The clearest way to understand the system is to see it as a boundary rule.

The easiest way to explain diplomatic immunity without exaggerating it is to say that it marks a boundary between ordinary host-state enforcement and protected diplomatic process. On one side of that boundary are the usual tools of domestic law, including arrest, detention, search, and prosecution. On the other side is a different method of response, one built around protest, waiver, expulsion, negotiation, recall, and state-to-state pressure.

That boundary does not make diplomats lawless, nor does it make black passport holders untouchable in every situation. What it does is force the host country to respond through channels that respect the underlying diplomatic relationship, even when the conduct at issue is serious enough to trigger anger, embarrassment, or calls for punishment. The doctrine protects function first, and that is why it remains both resilient and controversial.

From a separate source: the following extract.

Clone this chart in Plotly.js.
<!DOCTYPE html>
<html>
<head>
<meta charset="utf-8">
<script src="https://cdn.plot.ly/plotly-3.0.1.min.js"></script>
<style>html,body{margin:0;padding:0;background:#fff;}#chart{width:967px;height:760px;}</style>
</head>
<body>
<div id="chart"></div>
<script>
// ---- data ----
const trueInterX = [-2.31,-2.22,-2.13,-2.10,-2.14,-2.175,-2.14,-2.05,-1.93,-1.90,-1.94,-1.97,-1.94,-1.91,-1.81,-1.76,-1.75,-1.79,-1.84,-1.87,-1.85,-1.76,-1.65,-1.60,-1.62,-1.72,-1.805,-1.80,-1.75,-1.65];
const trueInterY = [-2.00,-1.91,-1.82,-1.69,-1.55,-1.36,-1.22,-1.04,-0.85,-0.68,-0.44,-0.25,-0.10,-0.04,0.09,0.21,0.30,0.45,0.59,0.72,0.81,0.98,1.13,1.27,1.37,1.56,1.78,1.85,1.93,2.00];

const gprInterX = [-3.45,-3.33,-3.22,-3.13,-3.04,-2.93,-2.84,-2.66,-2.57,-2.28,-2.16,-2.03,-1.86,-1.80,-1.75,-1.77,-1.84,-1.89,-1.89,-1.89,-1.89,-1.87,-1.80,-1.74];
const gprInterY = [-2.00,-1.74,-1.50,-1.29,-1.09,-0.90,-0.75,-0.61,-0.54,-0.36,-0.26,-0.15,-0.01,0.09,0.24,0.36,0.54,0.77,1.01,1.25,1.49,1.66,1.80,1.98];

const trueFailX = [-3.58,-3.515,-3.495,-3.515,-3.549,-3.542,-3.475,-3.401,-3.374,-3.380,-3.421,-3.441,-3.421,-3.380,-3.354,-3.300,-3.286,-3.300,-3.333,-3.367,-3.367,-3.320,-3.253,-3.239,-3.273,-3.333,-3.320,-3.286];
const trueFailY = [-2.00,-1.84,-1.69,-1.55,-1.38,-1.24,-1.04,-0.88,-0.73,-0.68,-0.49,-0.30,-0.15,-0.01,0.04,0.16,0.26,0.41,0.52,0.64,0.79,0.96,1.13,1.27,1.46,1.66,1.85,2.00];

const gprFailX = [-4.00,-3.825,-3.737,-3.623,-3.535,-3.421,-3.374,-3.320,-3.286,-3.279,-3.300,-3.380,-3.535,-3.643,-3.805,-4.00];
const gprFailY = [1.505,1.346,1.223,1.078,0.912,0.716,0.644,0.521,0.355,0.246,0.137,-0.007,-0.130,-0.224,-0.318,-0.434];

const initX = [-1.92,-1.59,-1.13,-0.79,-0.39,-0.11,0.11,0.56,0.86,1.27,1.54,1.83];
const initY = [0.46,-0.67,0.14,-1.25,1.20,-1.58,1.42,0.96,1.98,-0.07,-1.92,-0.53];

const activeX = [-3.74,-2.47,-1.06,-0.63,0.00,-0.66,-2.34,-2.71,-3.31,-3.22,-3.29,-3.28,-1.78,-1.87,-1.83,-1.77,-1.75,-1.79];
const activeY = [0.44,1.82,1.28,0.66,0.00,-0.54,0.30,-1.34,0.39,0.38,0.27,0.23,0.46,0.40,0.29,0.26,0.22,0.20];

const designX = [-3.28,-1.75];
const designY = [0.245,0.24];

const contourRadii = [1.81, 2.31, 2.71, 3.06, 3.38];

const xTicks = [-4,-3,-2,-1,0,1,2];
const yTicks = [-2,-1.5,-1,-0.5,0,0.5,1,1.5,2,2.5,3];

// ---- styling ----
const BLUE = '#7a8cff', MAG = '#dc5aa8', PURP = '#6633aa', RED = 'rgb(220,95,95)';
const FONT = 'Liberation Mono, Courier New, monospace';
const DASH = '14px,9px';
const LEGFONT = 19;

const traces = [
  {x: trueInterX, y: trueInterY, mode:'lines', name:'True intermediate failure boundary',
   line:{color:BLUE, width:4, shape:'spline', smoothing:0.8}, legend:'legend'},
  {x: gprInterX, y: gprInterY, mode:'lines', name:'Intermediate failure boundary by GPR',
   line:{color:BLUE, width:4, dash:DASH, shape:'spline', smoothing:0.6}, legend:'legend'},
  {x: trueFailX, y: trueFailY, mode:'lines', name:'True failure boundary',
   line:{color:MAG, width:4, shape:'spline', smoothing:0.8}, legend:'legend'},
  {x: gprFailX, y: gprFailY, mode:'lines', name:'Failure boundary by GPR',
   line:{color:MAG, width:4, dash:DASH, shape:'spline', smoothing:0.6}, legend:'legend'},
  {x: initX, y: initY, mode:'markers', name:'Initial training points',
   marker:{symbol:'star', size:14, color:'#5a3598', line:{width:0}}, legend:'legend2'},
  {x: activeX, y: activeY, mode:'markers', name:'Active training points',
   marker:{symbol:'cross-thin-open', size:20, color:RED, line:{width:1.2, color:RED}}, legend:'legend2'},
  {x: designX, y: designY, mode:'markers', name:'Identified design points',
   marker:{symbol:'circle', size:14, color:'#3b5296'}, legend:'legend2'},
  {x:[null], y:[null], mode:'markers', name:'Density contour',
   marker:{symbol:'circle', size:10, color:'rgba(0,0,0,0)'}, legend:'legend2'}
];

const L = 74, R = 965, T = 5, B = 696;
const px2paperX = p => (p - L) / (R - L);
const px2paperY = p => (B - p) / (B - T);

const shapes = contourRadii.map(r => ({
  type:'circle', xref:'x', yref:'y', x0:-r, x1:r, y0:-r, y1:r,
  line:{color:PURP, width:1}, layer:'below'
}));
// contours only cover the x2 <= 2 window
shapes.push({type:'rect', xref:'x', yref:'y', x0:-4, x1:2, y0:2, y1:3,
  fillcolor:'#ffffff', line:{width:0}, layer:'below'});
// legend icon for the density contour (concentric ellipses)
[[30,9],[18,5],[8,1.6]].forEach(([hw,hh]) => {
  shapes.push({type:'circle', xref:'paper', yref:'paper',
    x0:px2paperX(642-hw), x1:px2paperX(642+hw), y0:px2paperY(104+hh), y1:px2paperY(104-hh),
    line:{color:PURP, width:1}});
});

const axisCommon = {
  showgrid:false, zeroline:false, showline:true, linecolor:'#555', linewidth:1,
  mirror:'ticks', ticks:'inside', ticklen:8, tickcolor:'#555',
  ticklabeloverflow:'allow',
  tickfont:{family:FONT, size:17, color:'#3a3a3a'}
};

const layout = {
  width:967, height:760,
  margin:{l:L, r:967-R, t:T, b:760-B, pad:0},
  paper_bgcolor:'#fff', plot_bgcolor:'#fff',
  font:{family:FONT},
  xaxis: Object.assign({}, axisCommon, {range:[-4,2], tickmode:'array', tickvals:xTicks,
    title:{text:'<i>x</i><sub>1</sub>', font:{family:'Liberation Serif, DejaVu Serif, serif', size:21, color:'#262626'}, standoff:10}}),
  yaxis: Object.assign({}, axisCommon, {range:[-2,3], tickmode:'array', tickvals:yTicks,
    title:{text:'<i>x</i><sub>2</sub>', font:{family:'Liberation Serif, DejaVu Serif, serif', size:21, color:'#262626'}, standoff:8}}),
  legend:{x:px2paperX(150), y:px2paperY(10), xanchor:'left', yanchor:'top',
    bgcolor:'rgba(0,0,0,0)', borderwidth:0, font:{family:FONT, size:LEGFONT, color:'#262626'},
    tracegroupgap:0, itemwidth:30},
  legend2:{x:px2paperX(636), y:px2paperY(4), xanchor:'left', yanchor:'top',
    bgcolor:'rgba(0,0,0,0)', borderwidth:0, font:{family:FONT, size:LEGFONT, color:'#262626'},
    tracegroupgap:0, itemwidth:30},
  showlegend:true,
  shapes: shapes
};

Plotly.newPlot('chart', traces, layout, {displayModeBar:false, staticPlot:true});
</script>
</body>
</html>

The cleanest answer is that diplomatic immunity protects diplomacy itself, and everyone else lives at the edge of that purpose.

For travelers, the lesson is straightforward, because ordinary passport holders should not mistake the mystique of the black passport for a transferable form of privilege. For officials, the lesson is that protection depends on recognized status, proper role, and host-state acceptance rather than on general importance. For black passport holders, the lesson is that the document matters only within the larger legal framework that gives it meaning.

That is why diplomatic immunity still matters in 2026, because governments remain suspicious of one another, crises still erupt suddenly, and the world still needs rules that allow official communication to survive under pressure. The protections may frustrate ordinary instincts in difficult cases, but they remain part of the bargain that lets states send representatives abroad without turning every disagreement into a police crisis.